AMF has benefited *hugely* over the last eight years from the support of the EA community for which we are exceptionally grateful. AMF has been a GiveWell top-rated charity since 2012 and has long been similarly ranked by The Life You Can Save.
A recent update on AMF activities can be found here.
I'd be happy to answer any questions you have about AMF: how we started, how we work, the challenges we face, my biggest mistake, the opportunities we have ahead of us, what AMF most needs, etc.
I'll be responding to questions on Monday 27th January, and I'll check the post later in the week in case new questions come up. If you're reading this after early February and have questions, please feel free to email me at rmather@againstmalaria.com.
Unfortunately, I don’t think we will run out of areas in which to distribute nets. We don’t just distribute nets in easily accessible areas but also in hard and very hard to get to areas as it is important to protect everybody and achieve ‘universal coverage’ i.e. all sleeping spaces covered. Often the hardest to reach areas are those that most need nets as they have more challenging access to health care. There are many examples of hard to reach areas in DRC, one of the two countries in the world most affected by malaria, and in Papua New Guinea where geography is particularly challenging, but most countries, regions and districts have areas that are tough to get to and require extra effort.
The insecticide lasts for more than three years, the typical mechanical lifetime of the net. BTW, the long-lasting in ‘long-lasting insecticidal net’ (LLIN) refers to the insecticide. In some of the next generation nets we are looking at and working with, that typically have a second (safe for humans) chemical on them to enable the net to be more effective at dealing those mosquitoes species that may be developing a resistance to the (pyrethroid) insecticide on the net, we are monitoring carefully how long the ‘active ingredients’ as they called, last.
You may be interested to know that a net remains effective not just because of the longevity of the insecticide, but also because the insecticide is ‘bio-available’ i.e. it is on the surface of the nets and is available for the mosquitoes to pick it up via their feet. The insecticide is held on the net by a binding agent and the agent has to achieve the balance of keeping the insecticide from evaporating (too quickly) but also allowing it to be released. In some net manufacturing processes, the insecticide actually ‘sweats out’ of the filaments that make up the net. As a result, the humble $2 bednet is in fact quite an amazingly well engineered and chemically engineered product.

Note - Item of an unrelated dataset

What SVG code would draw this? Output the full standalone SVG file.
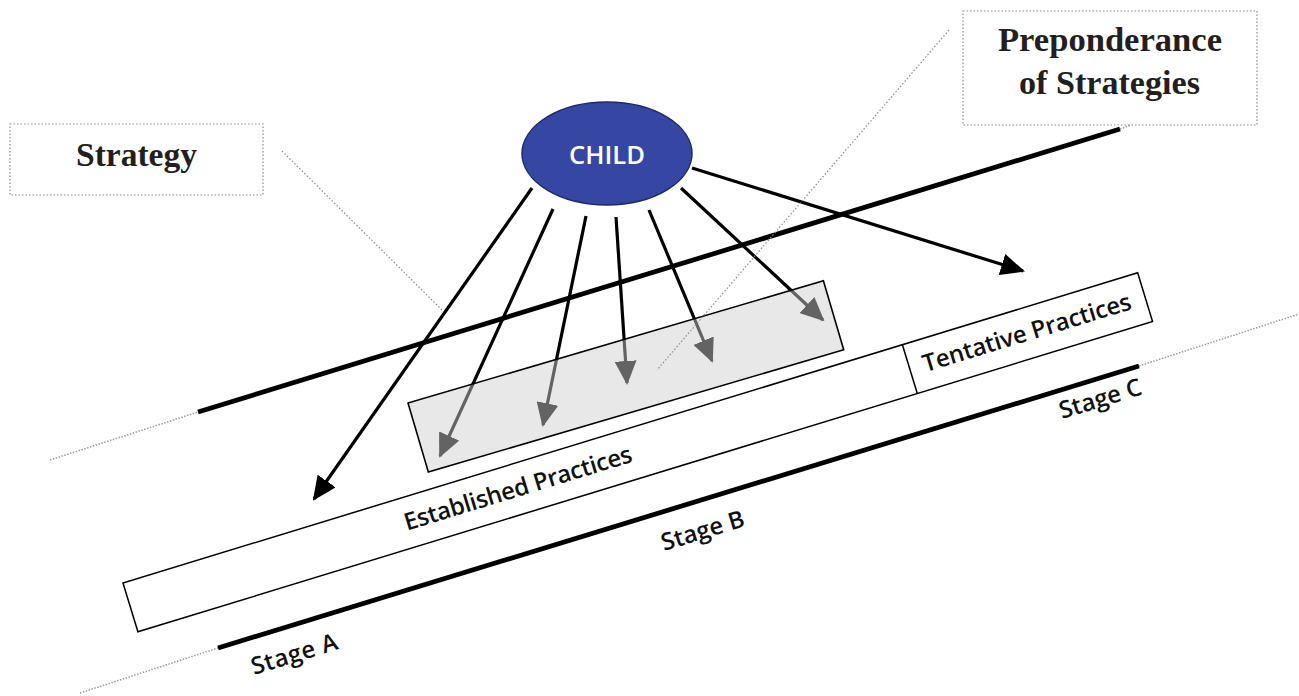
<svg xmlns="http://www.w3.org/2000/svg" width="1299" height="696" viewBox="0 0 1299 696">
  <style>
    .dot { fill: none; stroke: #8c8c8c; stroke-width: 1.2; stroke-dasharray: 1.5 2; }
    .ext { fill: none; stroke: #a0a0a0; stroke-width: 1.6; stroke-dasharray: 1.5 1.5; }
    .thick { fill: none; stroke: #000; stroke-width: 4.8; }
    .arrow { fill: none; stroke: #000; stroke-width: 3.2; marker-end: url(#head); }
    .label { font-family: "Open Sans", "Liberation Sans", sans-serif; font-size: 24px; font-weight: 600; fill: #111; }
    .title { font-family: "Liberation Serif", "DejaVu Serif", serif; font-weight: bold; font-size: 33px; fill: #231f20; text-anchor: middle; }
  </style>
  <defs>
    <marker id="head" markerUnits="userSpaceOnUse" markerWidth="24" markerHeight="22" refX="22" refY="11" orient="auto">
      <path d="M0,0 L24,11 L0,22 z" fill="#000"/>
    </marker>
  </defs>

  <rect width="1299" height="696" fill="#fff"/>

  <!-- strategy line with its dotted continuation -->
  <g id="strategy-line">
    <line class="ext" x1="50" y1="460" x2="198" y2="412"/>
    <line class="thick" x1="198" y1="412" x2="1120" y2="129"/>
    <line class="ext" x1="1120" y1="129" x2="1131" y2="125"/>
  </g>

  <!-- stage line with its dotted continuation -->
  <g id="stage-line">
    <line class="ext" x1="80" y1="693" x2="218" y2="648"/>
    <line class="thick" x1="218" y1="648" x2="1139" y2="366"/>
    <line class="ext" x1="1139" y1="366" x2="1299" y2="314"/>
  </g>

  <!-- practices band -->
  <g id="practices" transform="translate(123,583) rotate(-17)">
    <rect x="0" y="0" width="1061" height="51" fill="#fff" stroke="#000" stroke-width="1.5"/>
    <line x1="815" y1="0" x2="815" y2="51" stroke="#000" stroke-width="1.5"/>
    <text id="established" class="label" x="287" y="33" textLength="237" lengthAdjust="spacing">Established Practices</text>
    <text id="tentative" class="label" x="829" y="33" textLength="217" lengthAdjust="spacing">Tentative Practices</text>
  </g>

  <!-- stage labels -->
  <g id="stage-a"><text class="label" transform="translate(254,675) rotate(-17)" textLength="89" lengthAdjust="spacing">Stage A</text></g>
  <g id="stage-b"><text class="label" transform="translate(664,551) rotate(-17)" textLength="86" lengthAdjust="spacing">Stage B</text></g>
  <g id="stage-c"><text class="label" transform="translate(1062,419) rotate(-17)" textLength="85" lengthAdjust="spacing">Stage C</text></g>

  <!-- connectors from the child -->
  <g id="connectors">
    <line class="arrow" x1="532" y1="188" x2="314" y2="499"/>
    <line class="arrow" x1="553" y1="209" x2="440" y2="456"/>
    <line class="arrow" x1="586" y1="216" x2="543" y2="425"/>
    <line class="arrow" x1="616" y1="217" x2="627" y2="383"/>
    <line class="arrow" x1="649" y1="210" x2="712" y2="361"/>
    <line class="arrow" x1="681" y1="188" x2="823" y2="320"/>
    <line class="arrow" x1="692" y1="168" x2="1023" y2="271"/>
  </g>

  <!-- translucent preponderance zone over the arrow tips -->
  <g id="zone">
    <rect transform="translate(408,403) rotate(-16.4)" x="0" y="0" width="433" height="72" fill="#cfcfcf" fill-opacity="0.48" stroke="#000" stroke-width="1.6"/>
  </g>

  <!-- callout leaders -->
  <g id="leaders">
    <line class="dot" x1="282" y1="151" x2="442" y2="310"/>
    <line class="dot" x1="949" y1="30" x2="657" y2="370"/>
  </g>

  <!-- child node -->
  <g id="child">
    <ellipse cx="607" cy="153.5" rx="85" ry="51.5" fill="#3547a3" stroke="#1c2a6b" stroke-width="1.5"/>
    <text x="607" y="164" text-anchor="middle" font-family="Open Sans, Liberation Sans, sans-serif" font-size="25" font-weight="600" fill="#fff" textLength="76" lengthAdjust="spacingAndGlyphs">CHILD</text>
  </g>

  <!-- callout boxes -->
  <g id="strategy-callout">
    <rect class="dot" x="10" y="124" width="253" height="71"/>
    <text class="title" x="136.5" y="166" textLength="121" lengthAdjust="spacingAndGlyphs">Strategy</text>
  </g>
  <g id="preponderance-callout">
    <rect class="dot" x="963" y="11" width="294" height="114"/>
    <text class="title" x="1110" y="51" textLength="224" lengthAdjust="spacingAndGlyphs">Preponderance</text>
    <text class="title" x="1109.5" y="94" textLength="181" lengthAdjust="spacingAndGlyphs">of Strategies</text>
  </g>
</svg>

We do already go back to the same areas and distribute nets because of the three year lifetime of the net. The global approach to bednet distributions is that they take place in an area every three years. In fact, we would suggest the lifetime (on average, for a large cohort of nets) is closer to two and a half years and we are looking at repeat distributions with this frequency in some areas in order to ensure the populations in these malarious areas are continually covered. How long a net lasts depends on its environment (a net in a thatched dwelling is not likely to last as long as one in a brick house) and how it is treated.